Por Odemirton Filho
Vem de longe a ideia de que o homem pode cometer feminicídio para lavar a sua honra com sangue. As Ordenações Filipinas, que vigoraram no Brasil à época do Império, permitiam ao homem cometer o crime contra sua esposa, se esta fosse flagrada em adultério.
A sociedade brasileira construída sobre bases patriarcais tolerava tais atitudes, pois a mulher não tinha os seus direitos fundamentais respeitados. Muitos foram os julgamentos no Tribunal do Júri que sustentaram a tese da legítima defesa da honra, absolvendo o acusado ou aplicando penas brandas.
Um dos casos mais famosos no país foi o da socialite brasileira Ângela Diniz, morta pelo seu companheiro, Doca Street. O julgamento foi um marco, mobilizando parte da sociedade contra os crimes passionais praticados contra as mulheres.
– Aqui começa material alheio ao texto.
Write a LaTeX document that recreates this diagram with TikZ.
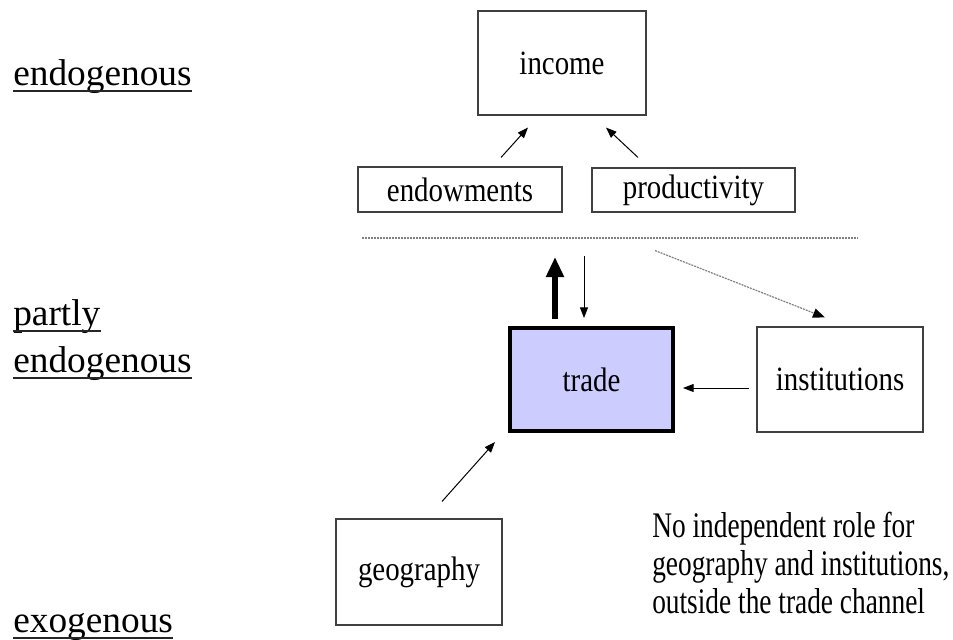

Apesar de todo o avanço da legislação em busca de se proteger a incolumidade física, psicológica e a vida das mulheres, sobretudo, com a entrada em vigor da Lei Maria da Penha, há um longo caminho a ser percorrido, haja vista que a violência contra o gênero feminino ainda é uma constante em nosso país.
Cabe explicar: a legítima defesa, se configurada, exclui o crime. A honra pode ser objetiva e subjetiva. A objetiva diz respeito ao conceito que a sociedade tem em relação a determinada pessoa. A subjetiva é a consciência que a pessoa tem de seu próprio valor, ou seja, sua autoestima.
Pois bem.
Na última terça-feira, o Supremo Tribunal Federal (STF) declarou inconstitucional a tese da legítima defesa da honra, no julgamento da Arguição de Descumprimento de Preceito Fundamental (ADPF n. 779). Assim, nos julgamentos do Tribunal do Júri essa tese não pode ser sustentada, diante de sua inconstitucionalidade, pois ofende o princípio da dignidade da pessoa humana, da proteção à vida e a igualdade de gênero.
Mencionada tese ofende, sem dúvida, os direitos fundamentais das mulheres. Mostra-se em total desarmonia com os valores sociais vigentes, não tendo espaço em sociedade que busca ser plural, inclusiva e democrática. A igualdade entre homens e mulheres tem sido uma bandeira levantada há anos, devendo ser constantemente empunhada.
No julgamento, a ministra Cármen Lúcia, observou que a tese da legítima defesa da honra é mais do que uma questão jurídica: é uma questão de humanidade. “A sociedade ainda hoje é machista, sexista, misógina e mata mulheres apenas porque elas querem ser donas de suas vidas”.
Segundo o Núcleo de Estudos da Violência da USP, O Brasil registrou 1.410 feminicídios em 2022. Em média, a cada 06 horas uma mulher foi assassinada. Houve um crescimento de 5% em relação a 2021.
Percebe-se que os casos de feminicídios vêm crescendo, apesar do recrudescimento da legislação e campanhas publicitárias de combate à violência contra a mulher. Infelizmente, faz parte de nossa cultura o culto ao machismo, no qual se exalta os homens. Desde crianças ouvimos expressões como “homem não chora”, que lugar de mulher é na cozinha, além de outras de cunho eminentemente machista.
É sabido que relacionamentos começam e terminam. Falta ao homem a maturidade para entender que, apesar do fim do relacionamento, seja pelo motivo que for, deverá seguir em frente, e que a mulher não é sua propriedade.
Dessa forma, o julgamento do STF declarando a inconstitucionalidade da tese da legítima defesa da honra foi um avanço, sepultando de vez esse malfadado argumento jurídico.
Nas palavras de Roberto Lyra, “o verdadeiro passional não mata. O amor é, por natureza e por finalidade, criador, fecundo, solidário, generoso. Ele é o cliente das pretorias, das maternidades, dos lares e não dos necrotérios, dos cemitérios, dos manicômios. O amor, o amor mesmo, jamais desceu ao banco dos réus. Para os fins da responsabilidade, a lei considera apenas o momento do crime. E nele o que atua é o ódio. O amor não figura nas cifras da mortalidade e sim nas da natalidade; não tira, põe gente no mundo. Está nos berços e não nos túmulos”.
Esperemos que as futuras gerações possam alcançar esse grau de civilidade.